I want to give you an idea of just how creepy it can feel to walk within the "Uncanny Valley" of the M.E community.

I stand up for an M.E patient branded sick and crazy by an activist. I return to her website after months and months of work to find that every reference to me has been purged.

It's really odd.

I am worried about an M.E patient who's done huge service for the community as a whole. No-one will speak to me about her in public.

It kinda makes my skin crawl.

A well known activist comes to me and tells me that she has spoken to one of the people who sends me threats.  She wants my phone number and will not tell me what was said without it.  Later she claims she doesn't remember a thing about the issue. All I get is a smiley face.

It's creepy.

A friend in M.E sends me a board game for Christmas, simultaneously she is removing all evidence of the abuse of M.E patients from her blog.  Happy Christmas James!  Now you have one less leg to stand on!!

It's confusing, it's horrible, but above all, it's peculiar.

The editor of an M.E publication knows that I have received abuse from M.E patients and activists and writes wondering if I am going to end myself. A few short months later he has suddenly switched his view into absolute public attack.

Truly. It gives me the heebie-jeebies to think about it.  It's crazy-making.

My best friend ghosts me on Twitter.  Seriously; years of conversations done, bye-bye.  I don't exist any more. Tough luck, James. Tear your glasses up in anguish, I don't care. I won't know. Because you don't exist any more.

Huh?

I have to watch some of the most well-known M.E patient activists say the opposite in public to what they wrote to me in private.

It's frustrating certainly, but mostly it's unnerving.

A well-known M.E charity blocks me on Twitter. A friend asks them to reverse the ban.  The charity ends up telling me that they blocked me, to help me. What?

That's a bit of a weird thing to say, isn't it?  In fact as I said at the time: It's mind-melting behaviour.

How many years should an M.E patient wait for an M.E charity to reply to a letter? If one charity kept you waiting that'd be useless of them, but... but... five?  What if five M.E charities wasted years of your time?

That's spooky, Mulder.

I have an email apparently sent to a group of hand-picked M.E patient activists clearly designed to elicit discussion of how to respond and manage widespread M.E patient community outrage. 

Wait, what?!

I can understand it when M.E extremists send me abuse about M.E;

It's the random abuse I get that's so freaky.

A journalist makes up a conversation that we're supposed to have had about abuse in M.E

Yikes!!  Can they do that?!  Is that what they mean by "The New Normal"?  I don't like it.

I challenge the abuse of an M.E patient and M.E community silence, and I get a barrage of 65 tweets from an M.E patient activist.

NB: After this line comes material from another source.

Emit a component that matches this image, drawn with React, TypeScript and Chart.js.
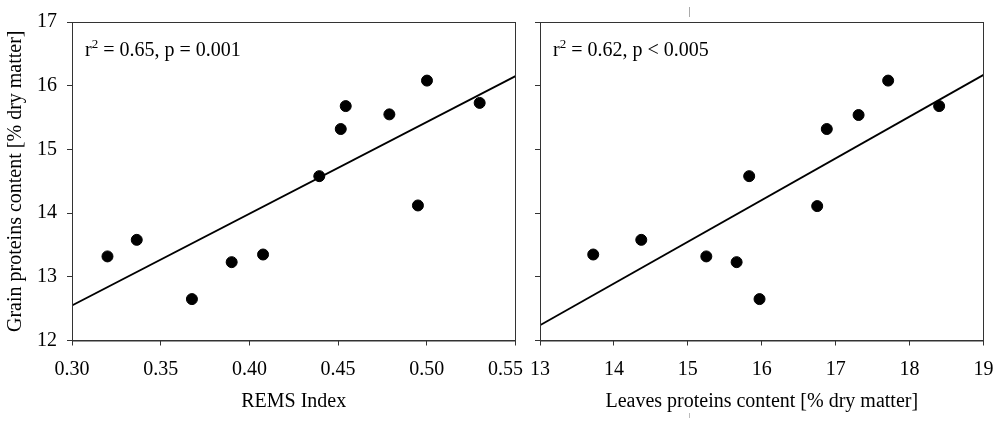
import { useEffect, useRef } from 'react';
import { Chart, registerables } from 'chart.js';
import type { ChartOptions, Plugin } from 'chart.js';

Chart.register(...registerables);

// Left panel: REMS index vs grain proteins
const remsIndex = [0.320, 0.3365, 0.3676, 0.390, 0.4077, 0.4394, 0.4515, 0.4543, 0.4789, 0.4950, 0.5001, 0.5298];
const grainByRems = [13.32, 13.58, 12.65, 13.23, 13.35, 14.58, 15.32, 15.68, 15.55, 14.12, 16.08, 15.73];
const remsFitX = [0.30, 0.55];
const remsFitY = [12.55, 16.15];
const remsTicks = [0.30, 0.35, 0.40, 0.45, 0.50, 0.55];

// Right panel: leaves proteins vs grain proteins
const leavesProteins = [13.72, 14.37, 15.25, 15.66, 15.97, 15.83, 16.75, 16.88, 17.31, 17.71, 18.40];
const grainByLeaves = [13.35, 13.58, 13.32, 13.23, 12.65, 14.58, 14.11, 15.32, 15.54, 16.08, 15.68];
const leavesFitX = [13, 19];
const leavesFitY = [12.24, 16.17];
const leavesTicks = [13, 14, 15, 16, 17, 18, 19];

const grainTicks = [12, 13, 14, 15, 16, 17];

const FONT = 'Liberation Serif';
const AXIS_COLOR = '#333';

// box around the plot area + the r²/p text in the top left corner
const framePlugin: Plugin = {
    id: 'frame',
    afterDraw(chart, _args, opts: any) {
        const { ctx, chartArea } = chart;
        ctx.save();
        ctx.strokeStyle = AXIS_COLOR;
        ctx.lineWidth = 1;
        ctx.strokeRect(chartArea.left + 0.5, chartArea.top + 0.5, chartArea.width - 0.5, chartArea.height);

        const x = chartArea.left + 13;
        const y = chartArea.top + 34;
        ctx.fillStyle = '#000';
        ctx.textBaseline = 'alphabetic';
        ctx.font = `20px "${FONT}"`;
        ctx.fillText('r', x, y);
        let w = ctx.measureText('r').width;
        ctx.font = `13px "${FONT}"`;
        ctx.fillText('2', x + w, y - 8);
        w += ctx.measureText('2').width;
        ctx.font = `20px "${FONT}"`;
        ctx.fillText(opts.text, x + w, y);
        ctx.restore();
    },
};

type PanelProps = {
    xs: number[];
    ys: number[];
    fitX: number[];
    fitY: number[];
    xTicks: number[];
    xMin: number;
    xMax: number;
    xDecimals: number;
    xTitle: string;
    yTitle?: string;
    stats: string;
    width: number;
    axisWidth: number;
    padRight: number;
    lastLabelPad?: string;
};

const Panel: React.FC<PanelProps> = (p) => {
    const chartRef = useRef<HTMLCanvasElement | null>(null);

    useEffect(() => {
        const ctx = chartRef.current?.getContext('2d');
        if (!ctx) return;

        const font = { family: FONT, size: 20 };

        const options: ChartOptions<'scatter'> = {
            responsive: false,
            maintainAspectRatio: false,
            animation: false,
            layout: { padding: { left: 0, top: 22, right: p.padRight, bottom: 0 } },
            plugins: {
                legend: { display: false },
                tooltip: { enabled: false },
                // @ts-ignore
                frame: { text: p.stats },
            },
            scales: {
                x: {
                    type: 'linear',
                    min: p.xMin,
                    max: p.xMax,
                    afterBuildTicks: (scale) => {
                        scale.ticks = p.xTicks.map((v) => ({ value: v }));
                    },
                    afterFit: (scale) => {
                        scale.height = 425 - 340.5;
                    },
                    grid: { drawOnChartArea: false, drawTicks: true, tickLength: 5, color: AXIS_COLOR },
                    border: { display: true, color: AXIS_COLOR },
                    ticks: {
                        color: '#000',
                        font,
                        padding: 12,
                        maxRotation: 0,
                        autoSkip: false,
                        callback: (v) => {
                            const s = Number(v).toFixed(p.xDecimals);
                            return Number(v) === p.xMax && p.lastLabelPad ? s + p.lastLabelPad : s;
                        },
                    },
                    title: { display: true, text: p.xTitle, color: '#000', font, padding: { top: 0, bottom: 11 } },
                },
                y: {
                    type: 'linear',
                    min: 12,
                    max: 17,
                    afterBuildTicks: (scale) => {
                        scale.ticks = grainTicks.map((v) => ({ value: v }));
                    },
                    afterFit: (scale) => {
                        scale.width = p.axisWidth;
                    },
                    grid: { drawOnChartArea: false, drawTicks: true, tickLength: 5, color: AXIS_COLOR },
                    border: { display: true, color: AXIS_COLOR },
                    ticks: {
                        color: '#000',
                        font,
                        padding: 10,
                        callback: (v) => (p.yTitle ? String(v) : ''),
                    },
                    title: {
                        display: !!p.yTitle,
                        text: p.yTitle ?? '',
                        color: '#000',
                        font,
                        padding: { top: 4, bottom: 0 },
                    },
                },
            },
        };

        const chartInstance = new Chart(ctx, {
            type: 'scatter',
            data: {
                datasets: [
                    {
                        data: p.xs.map((x, i) => ({ x, y: p.ys[i] })),
                        backgroundColor: '#000',
                        borderColor: '#000',
                        pointRadius: 5.5,
                    },
                    {
                        data: p.fitX.map((x, i) => ({ x, y: p.fitY[i] })),
                        showLine: true,
                        pointRadius: 0,
                        borderColor: '#000',
                        borderWidth: 1.8,
                    },
                ],
            },
            options,
            plugins: [framePlugin],
        });

        return () => {
            chartInstance.destroy();
        };
    }, [p]);

    return <canvas ref={chartRef} width={p.width} height={425} style={{ width: p.width, height: 425, display: 'block' }}></canvas>;
};

const App = () => {
    return (
        <div style={{ position: 'fixed', left: 0, top: 0, width: 1000, height: 425, background: '#fff', overflow: 'hidden' }}>
            <div style={{ position: 'absolute', left: 0, top: 0 }}>
                <Panel
                    xs={remsIndex}
                    ys={grainByRems}
                    fitX={remsFitX}
                    fitY={remsFitY}
                    xTicks={remsTicks}
                    xMin={0.3}
                    xMax={0.55}
                    xDecimals={2}
                    xTitle="REMS Index"
                    yTitle="Grain proteins content [% dry matter]"
                    stats=" = 0.65, p = 0.001"
                    width={580}
                    axisWidth={72}
                    padRight={580 - 515.5}
                    lastLabelPad={'    '}
                />
            </div>
            <div style={{ position: 'absolute', left: 500, top: 0 }}>
                <Panel
                    xs={leavesProteins}
                    ys={grainByLeaves}
                    fitX={leavesFitX}
                    fitY={leavesFitY}
                    xTicks={leavesTicks}
                    xMin={13}
                    xMax={19}
                    xDecimals={0}
                    xTitle="Leaves proteins content [% dry matter]"
                    stats=" = 0.62, p < 0.005"
                    width={540}
                    axisWidth={40}
                    padRight={540 - 483.5}
                />
            </div>
            <div style={{ position: 'absolute', left: 689, top: 7, width: 1, height: 10, background: '#aaa' }} />
            <div style={{ position: 'absolute', left: 689, top: 413, width: 1, height: 5, background: '#bbb' }} />
        </div>
    );
};

export default App;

I don't think they sent even one to the person who actually sent out the abuse.

I used to think that M.E activism was a mob, a cult, but there's something much, much worse going on here: Something in the silence; Something in the shun; Something else in the shadows.  Something that wants me to feel afraid. 

Something that wants me to live threatened, abused, and in fear.

And this I will not do.

I will not live in fear.  

I will not live under threats. 

I will not accept abuse.

Above all things; these decisions are why I recovered from M.E.

You know that little tickle... like breath on the nape of your neck?  You know, the feeling, the creeps, the heebie-jeebies, the tightening of the pit of your stomach: These are your instincts.  And sometimes they are the difference between life and death. 



Afterward.

We've been discussing instincts. The rules here apply to me as well.  Take a look at a selection of the 972 videos I have made standing up against M.E activists' abuse of M.E patients and doctors. I trust your instincts to tell you exactly who and what I am.



I am not a doctor.  But I am trying my level best.
 
 
 After-afterward.
 
While researching for an article I found an M.E activist writing about the same subject.  It is creepy to read their expressions of sympathy and outrage towards another while still living under the effects of the threats, abuse and shun that they brought to me.  Really creepy.